Output the data below in full, character for character.

• **Data extract**
"""
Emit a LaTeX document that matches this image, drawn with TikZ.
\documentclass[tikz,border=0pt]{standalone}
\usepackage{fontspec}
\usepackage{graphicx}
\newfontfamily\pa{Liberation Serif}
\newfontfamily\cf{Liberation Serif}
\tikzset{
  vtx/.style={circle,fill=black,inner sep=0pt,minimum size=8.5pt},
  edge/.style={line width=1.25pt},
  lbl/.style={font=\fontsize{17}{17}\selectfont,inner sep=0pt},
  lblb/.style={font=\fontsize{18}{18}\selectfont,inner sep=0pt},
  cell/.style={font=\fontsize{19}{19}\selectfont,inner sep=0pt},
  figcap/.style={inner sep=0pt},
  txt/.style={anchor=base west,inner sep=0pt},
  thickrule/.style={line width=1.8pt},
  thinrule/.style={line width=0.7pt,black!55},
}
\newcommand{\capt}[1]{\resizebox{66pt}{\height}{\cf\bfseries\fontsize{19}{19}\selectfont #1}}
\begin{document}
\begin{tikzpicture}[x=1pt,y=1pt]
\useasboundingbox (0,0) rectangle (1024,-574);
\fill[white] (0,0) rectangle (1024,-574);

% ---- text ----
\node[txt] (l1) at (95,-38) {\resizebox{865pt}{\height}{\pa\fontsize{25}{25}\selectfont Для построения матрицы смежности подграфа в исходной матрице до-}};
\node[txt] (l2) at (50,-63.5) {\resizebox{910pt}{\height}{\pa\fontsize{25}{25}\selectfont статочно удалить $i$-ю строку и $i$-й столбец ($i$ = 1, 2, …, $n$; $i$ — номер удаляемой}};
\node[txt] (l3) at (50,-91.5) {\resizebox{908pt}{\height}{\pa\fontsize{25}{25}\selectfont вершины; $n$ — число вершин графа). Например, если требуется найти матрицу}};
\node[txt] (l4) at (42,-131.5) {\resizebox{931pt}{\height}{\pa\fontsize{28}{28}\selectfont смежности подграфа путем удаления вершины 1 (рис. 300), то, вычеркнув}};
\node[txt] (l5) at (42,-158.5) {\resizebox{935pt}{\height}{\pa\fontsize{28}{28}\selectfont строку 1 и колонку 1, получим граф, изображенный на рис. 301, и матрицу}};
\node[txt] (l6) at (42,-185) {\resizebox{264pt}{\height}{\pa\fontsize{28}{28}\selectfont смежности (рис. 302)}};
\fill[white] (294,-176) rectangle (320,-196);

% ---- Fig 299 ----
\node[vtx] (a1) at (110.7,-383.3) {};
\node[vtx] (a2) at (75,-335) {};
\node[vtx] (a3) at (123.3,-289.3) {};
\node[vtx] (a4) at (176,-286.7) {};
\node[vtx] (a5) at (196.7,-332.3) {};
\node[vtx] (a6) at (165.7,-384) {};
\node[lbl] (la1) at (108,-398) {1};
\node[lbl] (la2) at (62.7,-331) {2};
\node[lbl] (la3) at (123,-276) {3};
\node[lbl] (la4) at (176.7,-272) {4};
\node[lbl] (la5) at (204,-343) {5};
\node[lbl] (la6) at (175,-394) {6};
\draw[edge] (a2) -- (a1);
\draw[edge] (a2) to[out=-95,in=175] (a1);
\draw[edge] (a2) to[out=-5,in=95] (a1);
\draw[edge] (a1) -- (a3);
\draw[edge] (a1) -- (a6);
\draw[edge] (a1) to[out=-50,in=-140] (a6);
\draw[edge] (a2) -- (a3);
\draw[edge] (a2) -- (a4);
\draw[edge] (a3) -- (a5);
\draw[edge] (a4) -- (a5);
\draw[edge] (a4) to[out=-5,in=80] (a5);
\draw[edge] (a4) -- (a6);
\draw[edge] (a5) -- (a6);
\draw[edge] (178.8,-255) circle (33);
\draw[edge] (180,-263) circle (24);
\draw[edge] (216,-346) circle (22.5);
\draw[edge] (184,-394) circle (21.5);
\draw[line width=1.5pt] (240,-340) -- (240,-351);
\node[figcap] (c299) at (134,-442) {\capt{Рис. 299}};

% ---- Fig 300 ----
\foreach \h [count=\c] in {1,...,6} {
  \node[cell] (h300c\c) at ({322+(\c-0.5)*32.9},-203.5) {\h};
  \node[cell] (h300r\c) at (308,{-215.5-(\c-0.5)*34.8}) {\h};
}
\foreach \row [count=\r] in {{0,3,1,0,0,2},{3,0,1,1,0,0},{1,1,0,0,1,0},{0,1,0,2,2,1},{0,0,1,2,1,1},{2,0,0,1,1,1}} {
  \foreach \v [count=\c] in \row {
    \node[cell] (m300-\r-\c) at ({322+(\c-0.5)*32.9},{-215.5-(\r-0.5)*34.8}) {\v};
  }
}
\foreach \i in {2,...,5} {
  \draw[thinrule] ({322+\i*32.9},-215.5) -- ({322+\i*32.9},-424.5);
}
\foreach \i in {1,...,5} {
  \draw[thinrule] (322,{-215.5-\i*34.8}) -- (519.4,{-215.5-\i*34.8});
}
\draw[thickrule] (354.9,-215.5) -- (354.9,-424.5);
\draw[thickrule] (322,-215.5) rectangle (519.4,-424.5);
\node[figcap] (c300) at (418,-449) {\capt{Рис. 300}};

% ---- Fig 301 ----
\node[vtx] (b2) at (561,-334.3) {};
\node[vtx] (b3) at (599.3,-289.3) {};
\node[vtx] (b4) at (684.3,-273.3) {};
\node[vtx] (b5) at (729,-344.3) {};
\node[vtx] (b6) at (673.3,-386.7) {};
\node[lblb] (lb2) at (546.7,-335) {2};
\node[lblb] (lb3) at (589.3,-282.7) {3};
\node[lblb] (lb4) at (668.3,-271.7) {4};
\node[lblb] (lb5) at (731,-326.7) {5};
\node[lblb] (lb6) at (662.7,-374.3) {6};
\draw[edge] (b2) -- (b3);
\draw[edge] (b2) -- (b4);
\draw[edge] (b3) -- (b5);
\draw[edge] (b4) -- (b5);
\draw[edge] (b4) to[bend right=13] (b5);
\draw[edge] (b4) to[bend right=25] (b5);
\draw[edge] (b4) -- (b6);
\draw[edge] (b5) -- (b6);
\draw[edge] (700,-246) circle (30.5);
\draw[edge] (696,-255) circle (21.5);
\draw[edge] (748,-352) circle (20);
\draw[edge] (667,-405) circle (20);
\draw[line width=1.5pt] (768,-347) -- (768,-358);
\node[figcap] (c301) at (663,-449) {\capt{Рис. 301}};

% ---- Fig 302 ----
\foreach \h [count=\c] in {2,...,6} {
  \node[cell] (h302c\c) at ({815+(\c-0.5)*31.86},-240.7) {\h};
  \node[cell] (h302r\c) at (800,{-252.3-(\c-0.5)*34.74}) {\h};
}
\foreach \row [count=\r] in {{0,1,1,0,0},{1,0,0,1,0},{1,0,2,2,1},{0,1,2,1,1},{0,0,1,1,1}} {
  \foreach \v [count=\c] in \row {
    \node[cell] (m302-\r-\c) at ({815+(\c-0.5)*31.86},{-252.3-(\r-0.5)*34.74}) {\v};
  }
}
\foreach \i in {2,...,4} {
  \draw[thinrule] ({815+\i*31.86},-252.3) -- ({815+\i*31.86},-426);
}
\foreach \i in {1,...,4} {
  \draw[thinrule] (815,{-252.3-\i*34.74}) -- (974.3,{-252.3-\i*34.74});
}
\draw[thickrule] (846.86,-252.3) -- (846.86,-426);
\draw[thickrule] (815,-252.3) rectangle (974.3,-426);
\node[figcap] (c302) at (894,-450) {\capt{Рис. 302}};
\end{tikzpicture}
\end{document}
"""
• **Worked solution**
Emit a LaTeX document that matches this image, drawn with TikZ.
\documentclass[tikz,border=0pt]{standalone}
\usepackage{fontspec}
\usepackage{graphicx}
\newfontfamily\pa{Liberation Serif}
\newfontfamily\cf{Liberation Serif}
\tikzset{
  vtx/.style={circle,fill=black,inner sep=0pt,minimum size=8.5pt},
  edge/.style={line width=1.25pt},
  lbl/.style={font=\fontsize{17}{17}\selectfont,inner sep=0pt},
  lblb/.style={font=\fontsize{18}{18}\selectfont,inner sep=0pt},
  cell/.style={font=\fontsize{19}{19}\selectfont,inner sep=0pt},
  figcap/.style={inner sep=0pt},
  txt/.style={anchor=base west,inner sep=0pt},
  thickrule/.style={line width=1.8pt},
  thinrule/.style={line width=0.7pt,black!55},
}
\newcommand{\capt}[1]{\resizebox{66pt}{\height}{\cf\bfseries\fontsize{19}{19}\selectfont #1}}
\begin{document}
\begin{tikzpicture}[x=1pt,y=1pt]
\useasboundingbox (0,0) rectangle (1024,-574);
\fill[white] (0,0) rectangle (1024,-574);

% ---- text ----
\node[txt] (l1) at (95,-38) {\resizebox{865pt}{\height}{\pa\fontsize{25}{25}\selectfont Для построения матрицы смежности подграфа в исходной матрице до-}};
\node[txt] (l2) at (50,-63.5) {\resizebox{910pt}{\height}{\pa\fontsize{25}{25}\selectfont статочно удалить $i$-ю строку и $i$-й столбец ($i$ = 1, 2, …, $n$; $i$ — номер удаляемой}};
\node[txt] (l3) at (50,-91.5) {\resizebox{908pt}{\height}{\pa\fontsize{25}{25}\selectfont вершины; $n$ — число вершин графа). Например, если требуется найти матрицу}};
\node[txt] (l4) at (42,-131.5) {\resizebox{931pt}{\height}{\pa\fontsize{28}{28}\selectfont смежности подграфа путем удаления вершины 1 (рис. 300), то, вычеркнув}};
\node[txt] (l5) at (42,-158.5) {\resizebox{935pt}{\height}{\pa\fontsize{28}{28}\selectfont строку 1 и колонку 1, получим граф, изображенный на рис. 301, и матрицу}};
\node[txt] (l6) at (42,-185) {\resizebox{264pt}{\height}{\pa\fontsize{28}{28}\selectfont смежности (рис. 302)}};
\fill[white] (294,-176) rectangle (320,-196);

% ---- Fig 299 ----
\node[vtx] (a1) at (110.7,-383.3) {};
\node[vtx] (a2) at (75,-335) {};
\node[vtx] (a3) at (123.3,-289.3) {};
\node[vtx] (a4) at (176,-286.7) {};
\node[vtx] (a5) at (196.7,-332.3) {};
\node[vtx] (a6) at (165.7,-384) {};
\node[lbl] (la1) at (108,-398) {1};
\node[lbl] (la2) at (62.7,-331) {2};
\node[lbl] (la3) at (123,-276) {3};
\node[lbl] (la4) at (176.7,-272) {4};
\node[lbl] (la5) at (204,-343) {5};
\node[lbl] (la6) at (175,-394) {6};
\draw[edge] (a2) -- (a1);
\draw[edge] (a2) to[out=-95,in=175] (a1);
\draw[edge] (a2) to[out=-5,in=95] (a1);
\draw[edge] (a1) -- (a3);
\draw[edge] (a1) -- (a6);
\draw[edge] (a1) to[out=-50,in=-140] (a6);
\draw[edge] (a2) -- (a3);
\draw[edge] (a2) -- (a4);
\draw[edge] (a3) -- (a5);
\draw[edge] (a4) -- (a5);
\draw[edge] (a4) to[out=-5,in=80] (a5);
\draw[edge] (a4) -- (a6);
\draw[edge] (a5) -- (a6);
\draw[edge] (178.8,-255) circle (33);
\draw[edge] (180,-263) circle (24);
\draw[edge] (216,-346) circle (22.5);
\draw[edge] (184,-394) circle (21.5);
\draw[line width=1.5pt] (240,-340) -- (240,-351);
\node[figcap] (c299) at (134,-442) {\capt{Рис. 299}};

% ---- Fig 300 ----
\foreach \h [count=\c] in {1,...,6} {
  \node[cell] (h300c\c) at ({322+(\c-0.5)*32.9},-203.5) {\h};
  \node[cell] (h300r\c) at (308,{-215.5-(\c-0.5)*34.8}) {\h};
}
\foreach \row [count=\r] in {{0,3,1,0,0,2},{3,0,1,1,0,0},{1,1,0,0,1,0},{0,1,0,2,2,1},{0,0,1,2,1,1},{2,0,0,1,1,1}} {
  \foreach \v [count=\c] in \row {
    \node[cell] (m300-\r-\c) at ({322+(\c-0.5)*32.9},{-215.5-(\r-0.5)*34.8}) {\v};
  }
}
\foreach \i in {2,...,5} {
  \draw[thinrule] ({322+\i*32.9},-215.5) -- ({322+\i*32.9},-424.5);
}
\foreach \i in {1,...,5} {
  \draw[thinrule] (322,{-215.5-\i*34.8}) -- (519.4,{-215.5-\i*34.8});
}
\draw[thickrule] (354.9,-215.5) -- (354.9,-424.5);
\draw[thickrule] (322,-215.5) rectangle (519.4,-424.5);
\node[figcap] (c300) at (418,-449) {\capt{Рис. 300}};

% ---- Fig 301 ----
\node[vtx] (b2) at (561,-334.3) {};
\node[vtx] (b3) at (599.3,-289.3) {};
\node[vtx] (b4) at (684.3,-273.3) {};
\node[vtx] (b5) at (729,-344.3) {};
\node[vtx] (b6) at (673.3,-386.7) {};
\node[lblb] (lb2) at (546.7,-335) {2};
\node[lblb] (lb3) at (589.3,-282.7) {3};
\node[lblb] (lb4) at (668.3,-271.7) {4};
\node[lblb] (lb5) at (731,-326.7) {5};
\node[lblb] (lb6) at (662.7,-374.3) {6};
\draw[edge] (b2) -- (b3);
\draw[edge] (b2) -- (b4);
\draw[edge] (b3) -- (b5);
\draw[edge] (b4) -- (b5);
\draw[edge] (b4) to[bend right=13] (b5);
\draw[edge] (b4) to[bend right=25] (b5);
\draw[edge] (b4) -- (b6);
\draw[edge] (b5) -- (b6);
\draw[edge] (700,-246) circle (30.5);
\draw[edge] (696,-255) circle (21.5);
\draw[edge] (748,-352) circle (20);
\draw[edge] (667,-405) circle (20);
\draw[line width=1.5pt] (768,-347) -- (768,-358);
\node[figcap] (c301) at (663,-449) {\capt{Рис. 301}};

% ---- Fig 302 ----
\foreach \h [count=\c] in {2,...,6} {
  \node[cell] (h302c\c) at ({815+(\c-0.5)*31.86},-240.7) {\h};
  \node[cell] (h302r\c) at (800,{-252.3-(\c-0.5)*34.74}) {\h};
}
\foreach \row [count=\r] in {{0,1,1,0,0},{1,0,0,1,0},{1,0,2,2,1},{0,1,2,1,1},{0,0,1,1,1}} {
  \foreach \v [count=\c] in \row {
    \node[cell] (m302-\r-\c) at ({815+(\c-0.5)*31.86},{-252.3-(\r-0.5)*34.74}) {\v};
  }
}
\foreach \i in {2,...,4} {
  \draw[thinrule] ({815+\i*31.86},-252.3) -- ({815+\i*31.86},-426);
}
\foreach \i in {1,...,4} {
  \draw[thinrule] (815,{-252.3-\i*34.74}) -- (974.3,{-252.3-\i*34.74});
}
\draw[thickrule] (846.86,-252.3) -- (846.86,-426);
\draw[thickrule] (815,-252.3) rectangle (974.3,-426);
\node[figcap] (c302) at (894,-450) {\capt{Рис. 302}};
\end{tikzpicture}
\end{document}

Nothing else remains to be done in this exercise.